5. Further to article #4. I will clean something. I don’t yet know what that might be, but as part of this series of oaths, I swear that I will put swabbing the kitchen floor near the top of the list so that the cat doesn’t get stuck down to it. Also…I will visit Mr. Washie and do some laundry. No matter how big my real job is, no matter how pressing the deadlines, no matter how upsetting the mittens, I do acknowledge that when your teenage daughter is desperately trying to find a clean pair of pants in the house and inquires about the availability of said item…that a loving, caring mother could probably come up with a better/more sympathetic response than asking, in the most exasperated and frustrated way possible, with that vein on her forehead bulging… “Do I look like I’ve got your clean pants up my arse?”

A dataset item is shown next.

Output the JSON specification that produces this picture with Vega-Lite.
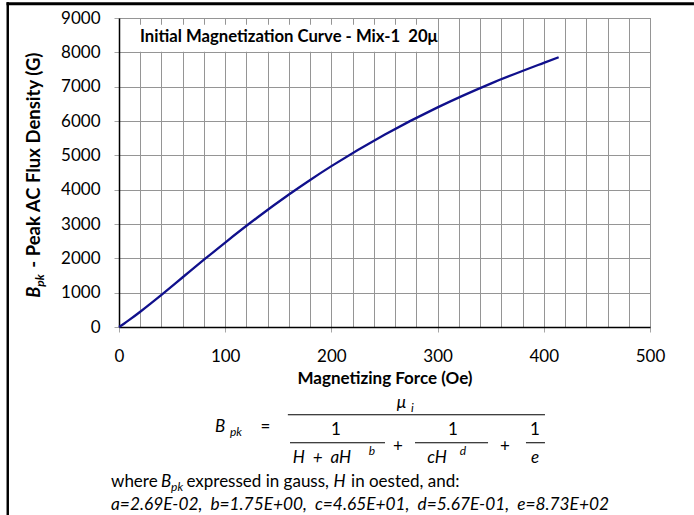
{
  "$schema": "https://vega.github.io/schema/vega-lite/v6.json",
  "width": 531,
  "height": 309,
  "autosize": "none",
  "padding": {"left": 119, "top": 18, "right": 44, "bottom": 188},
  "background": "white",
  "config": {
    "view": {"stroke": "#7f7f7f", "strokeWidth": 1},
    "font": "Lato",
    "text": {"font": "Lato", "color": "black"},
    "axis": {
      "labelFont": "Lato", "labelFontSize": 17, "labelColor": "black",
      "titleFont": "Lato", "titleFontSize": 17, "titleFontWeight": "bold", "titleColor": "black",
      "domainColor": "black", "domainWidth": 1.5,
      "grid": true, "gridColor": "#959595", "gridWidth": 1, "gridOpacity": 1,
      "tickColor": "#a6a6a6", "tickSize": 5
    }
  },
  "layer": [
    {
      "data": {"values": [
        {"H": 0, "B": 0}, {"H": 5, "B": 103.5}, {"H": 10, "B": 213.2}, {"H": 20, "B": 445.0},
        {"H": 30, "B": 688.2}, {"H": 40, "B": 938.5}, {"H": 60, "B": 1448.9}, {"H": 80, "B": 1959.3},
        {"H": 100, "B": 2460.4}, {"H": 130, "B": 3181.9}, {"H": 160, "B": 3858.5}, {"H": 180, "B": 4282.7},
        {"H": 200, "B": 4685.1}, {"H": 250, "B": 5600.2}, {"H": 300, "B": 6396.3}, {"H": 350, "B": 7089.0},
        {"H": 400, "B": 7694.7}, {"H": 414, "B": 7858}
      ]},
      "mark": {"type": "line", "color": "#10108c", "strokeWidth": 2.3, "interpolate": "monotone"},
      "encoding": {
        "x": {"field": "H", "type": "quantitative",
          "scale": {"domain": [0, 500], "nice": false, "zero": false},
          "axis": {"title": "Magnetizing Force (Oe)", "grid": true, "values": [0,20,40,60,80,100,120,140,160,180,200,220,240,260,280,300,320,340,360,380,400,420,440,460,480,500],
            "labelExpr": "datum.value % 100 === 0 ? datum.label : ''",
            "tickOpacity": {"condition": {"test": "datum.value % 100 === 0", "value": 1}, "value": 0},
            "labelPadding": 16, "titlePadding": 6, "labelFlush": false, "labelOverlap": false}},
        "y": {"field": "B", "type": "quantitative",
          "scale": {"domain": [0, 9000], "nice": false, "zero": false},
          "axis": {"title": null, "grid": true, "values": [0,1000,2000,3000,4000,5000,6000,7000,8000,9000], "format": "d", "labelPadding": 14, "labelFlush": false, "labelOverlap": false}}
      }
    },
    {"data": {"values": [{}]}, "mark": {"type": "rect", "fill": "white", "x": {"expr": "scale('x', 17)"}, "x2": {"expr": "scale('x', 299)"}, "y": {"expr": "scale('y', 8800)"}, "y2": {"expr": "scale('y', 8020)"}}},
    {"data": {"values": [{}]}, "mark": {"type": "text", "text": "Initial Magnetization Curve - Mix-1\u00a0\u00a020\u03bc", "fontSize": 16.7, "fontWeight": 700, "align": "left", "baseline": "middle", "x": {"expr": "scale('x', 19.8)"}, "y": {"expr": "scale('y', 8441)"}}},
    {"data": {"values": [{}]}, "mark": {"type": "rect", "fill": "black", "x": {"expr": "scale('x', -105.9)"}, "x2": {"expr": "scale('x', 541.4)"}, "y": {"expr": "scale('y', 9460)"}, "y2": {"expr": "scale('y', 9373)"}}},
    {"data": {"values": [{}]}, "mark": {"type": "rect", "fill": "black", "x": {"expr": "scale('x', -105.9)"}, "x2": {"expr": "scale('x', -103.6)"}, "y": {"expr": "scale('y', 9460)"}, "y2": {"expr": "scale('y', -5500)"}}},
    {"data": {"values": [{}]}, "mark": {"type": "text", "text": "B", "fontSize": 18, "fontWeight": "bold", "fontStyle": "italic", "angle": 270, "align": "left", "baseline": "alphabetic", "x": {"expr": "scale('x', -74.4)"}, "y": {"expr": "scale('y', 853)"}}},
    {"data": {"values": [{}]}, "mark": {"type": "text", "text": "pk", "fontSize": 12, "fontWeight": "bold", "fontStyle": "italic", "angle": 270, "align": "left", "baseline": "alphabetic", "x": {"expr": "scale('x', -70.6)"}, "y": {"expr": "scale('y', 1174)"}}},
    {"data": {"values": [{}]}, "mark": {"type": "text", "text": "- Peak AC Flux Density (G)", "fontSize": 18.5, "fontWeight": "bold", "angle": 270, "align": "left", "baseline": "alphabetic", "x": {"expr": "scale('x', -74.4)"}, "y": {"expr": "scale('y', 1727)"}}},
    {"data": {"values": [{}]}, "mark": {"type": "text", "text": "B", "fontSize": 17, "fontStyle": "italic", "align": "center", "baseline": "middle", "x": {"expr": "scale('x', 95.1)"}, "y": {"expr": "scale('y', -2904)"}}},
    {"data": {"values": [{}]}, "mark": {"type": "text", "text": "pk", "fontSize": 12, "fontStyle": "italic", "align": "center", "baseline": "middle", "x": {"expr": "scale('x', 110.2)"}, "y": {"expr": "scale('y', -3049)"}}},
    {"data": {"values": [{}]}, "mark": {"type": "text", "text": "=", "fontSize": 17, "align": "center", "baseline": "middle", "x": {"expr": "scale('x', 138)"}, "y": {"expr": "scale('y', -2904)"}}},
    {"data": {"values": [{}]}, "mark": {"type": "text", "text": "\u03bc", "fontSize": 17, "fontStyle": "italic", "align": "center", "baseline": "middle", "x": {"expr": "scale('x', 266)"}, "y": {"expr": "scale('y', -2205)"}}},
    {"data": {"values": [{}]}, "mark": {"type": "text", "text": "i", "fontSize": 12, "fontStyle": "italic", "align": "center", "baseline": "middle", "x": {"expr": "scale('x', 276.3)"}, "y": {"expr": "scale('y', -2350)"}}},
    {"data": {"values": [{}]}, "mark": {"type": "rect", "fill": "black", "x": {"expr": "scale('x', 159)"}, "x2": {"expr": "scale('x', 401.1)"}, "y": {"expr": "scale('y', -2540)"}, "y2": {"expr": "scale('y', -2570)"}}},
    {"data": {"values": [{}]}, "mark": {"type": "text", "text": "1", "fontSize": 17, "align": "center", "baseline": "middle", "x": {"expr": "scale('x', 204.3)"}, "y": {"expr": "scale('y', -2991)"}}},
    {"data": {"values": [{}]}, "mark": {"type": "rect", "fill": "black", "x": {"expr": "scale('x', 161)"}, "x2": {"expr": "scale('x', 250.5)"}, "y": {"expr": "scale('y', -3356)"}, "y2": {"expr": "scale('y', -3386)"}}},
    {"data": {"values": [{}]}, "mark": {"type": "text", "text": "H\u00a0\u00a0+\u00a0\u00a0aH", "fontSize": 17, "fontStyle": "italic", "align": "center", "baseline": "middle", "x": {"expr": "scale('x', 191.1)"}, "y": {"expr": "scale('y', -3807)"}}},
    {"data": {"values": [{}]}, "mark": {"type": "text", "text": "b", "fontSize": 12, "fontStyle": "italic", "align": "center", "baseline": "middle", "x": {"expr": "scale('x', 238.2)"}, "y": {"expr": "scale('y', -3603)"}}},
    {"data": {"values": [{}]}, "mark": {"type": "text", "text": "+", "fontSize": 17, "align": "center", "baseline": "middle", "x": {"expr": "scale('x', 262.7)"}, "y": {"expr": "scale('y', -3486)"}}},
    {"data": {"values": [{}]}, "mark": {"type": "text", "text": "1", "fontSize": 17, "align": "center", "baseline": "middle", "x": {"expr": "scale('x', 314.5)"}, "y": {"expr": "scale('y', -2991)"}}},
    {"data": {"values": [{}]}, "mark": {"type": "rect", "fill": "black", "x": {"expr": "scale('x', 278.7)"}, "x2": {"expr": "scale('x', 347.5)"}, "y": {"expr": "scale('y', -3356)"}, "y2": {"expr": "scale('y', -3386)"}}},
    {"data": {"values": [{}]}, "mark": {"type": "text", "text": "cH", "fontSize": 17, "fontStyle": "italic", "align": "center", "baseline": "middle", "x": {"expr": "scale('x', 299.4)"}, "y": {"expr": "scale('y', -3807)"}}},
    {"data": {"values": [{}]}, "mark": {"type": "text", "text": "d", "fontSize": 12, "fontStyle": "italic", "align": "center", "baseline": "middle", "x": {"expr": "scale('x', 323.9)"}, "y": {"expr": "scale('y', -3603)"}}},
    {"data": {"values": [{}]}, "mark": {"type": "text", "text": "+", "fontSize": 17, "align": "center", "baseline": "middle", "x": {"expr": "scale('x', 363.5)"}, "y": {"expr": "scale('y', -3486)"}}},
    {"data": {"values": [{}]}, "mark": {"type": "text", "text": "1", "fontSize": 17, "align": "center", "baseline": "middle", "x": {"expr": "scale('x', 391.7)"}, "y": {"expr": "scale('y', -2991)"}}},
    {"data": {"values": [{}]}, "mark": {"type": "rect", "fill": "black", "x": {"expr": "scale('x', 383.2)"}, "x2": {"expr": "scale('x', 401.1)"}, "y": {"expr": "scale('y', -3356)"}, "y2": {"expr": "scale('y', -3386)"}}},
    {"data": {"values": [{}]}, "mark": {"type": "text", "text": "e", "fontSize": 17, "fontStyle": "italic", "align": "center", "baseline": "middle", "x": {"expr": "scale('x', 391.7)"}, "y": {"expr": "scale('y', -3807)"}}},
    {"data": {"values": [{}]}, "mark": {"type": "text", "text": "where", "fontSize": 17, "align": "left", "baseline": "middle", "x": {"expr": "scale('x', -7.5)"}, "y": {"expr": "scale('y', -4506)"}}},
    {"data": {"values": [{}]}, "mark": {"type": "text", "text": "B", "fontSize": 17, "fontStyle": "italic", "align": "left", "baseline": "middle", "x": {"expr": "scale('x', 39.5)"}, "y": {"expr": "scale('y', -4506)"}}},
    {"data": {"values": [{}]}, "mark": {"type": "text", "text": "pk", "fontSize": 12, "fontStyle": "italic", "align": "left", "baseline": "middle", "x": {"expr": "scale('x', 49)"}, "y": {"expr": "scale('y', -4651)"}}},
    {"data": {"values": [{}]}, "mark": {"type": "text", "text": "expressed in gauss,", "fontSize": 17, "align": "left", "baseline": "middle", "x": {"expr": "scale('x', 63.5)"}, "y": {"expr": "scale('y', -4506)"}}},
    {"data": {"values": [{}]}, "mark": {"type": "text", "text": "H", "fontSize": 17, "fontStyle": "italic", "align": "left", "baseline": "middle", "x": {"expr": "scale('x', 202)"}, "y": {"expr": "scale('y', -4506)"}}},
    {"data": {"values": [{}]}, "mark": {"type": "text", "text": "in oested, and:", "fontSize": 17, "align": "left", "baseline": "middle", "x": {"expr": "scale('x', 218.5)"}, "y": {"expr": "scale('y', -4506)"}}},
    {"data": {"values": [{}]}, "mark": {"type": "text", "text": "a=2.69E-02,\u00a0\u00a0b=1.75E+00,\u00a0\u00a0c=4.65E+01,\u00a0\u00a0d=5.67E-01,\u00a0\u00a0e=8.73E+02", "fontSize": 17.3, "fontStyle": "italic", "align": "left", "baseline": "middle", "x": {"expr": "scale('x', -7.5)"}, "y": {"expr": "scale('y', -5176)"}}}
  ]
}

6. I will give away lots of thank you gifts on the blog so that the pain of knitting a third mitten is tempered by the joy of watching people get good stuff. ( I have emailed the winners)

Good stuff:

Heather has very generously donated a $20 gift certificate to Elann and it will be going to…(drumroll? Just one of these times I’d like there to be a drumroll) Eileen H.

Lynne in Australia has come up with a wee bling bag, she’ll be sending it all the way to the very lucky Jessica W

Jean has very generously offered her beautiful blue/purple handspun yarn

Jeanshs-1

and Michelle L. will be enjoying it!

Lori has spun some amazing yarn with feathers (seriously, it’s very cool…go look)

and my handy dandy random number generator says that it’s going to live with Beth E.

Laura works at a yarn shop. (Can you imagine? I would be so bankrupt if I worked at a yarn shop.) and she’s very generously offered 2 skeins of Noro Kureyon, knitters choice of what she has available. Christina C. will be doing the choosing.

Hayley, owner of the Knitomatic shop here in Toronto, has generously offered this:

Cashmere

In case you can’t tell, that’s cashmere, and right now it sucks to be anybody but Elizabeth F. ’cause she just won it.

Elizabeth, bless her little heart, has decided that she can part with this skein of Noro Big Kureyon.

Big-Kureyon

We hope it will be very happy in it’s new home with Jane (which Jane? The Jane who got an email. Check your inboxes…all you Janes)

Finally,

7. I will immediately cease and desist with the coveting of my fellow knitters thank you gifts. I will repeat the mantra “I have a lot of yarn” 200 times, and then I will spin, (because it is Tuesday) and knit the mittens until the completely predictable urge to keep all of this stuff passes.

(PS. A special thanks to Cynthia, who sent me Peets coffee. How did I not know about Peets? How I ask you? Do we have this in Canada? I’m drinking it now, and I want you to know that my life was shallow and empty before I knew this joy. Thanks Cynthia!)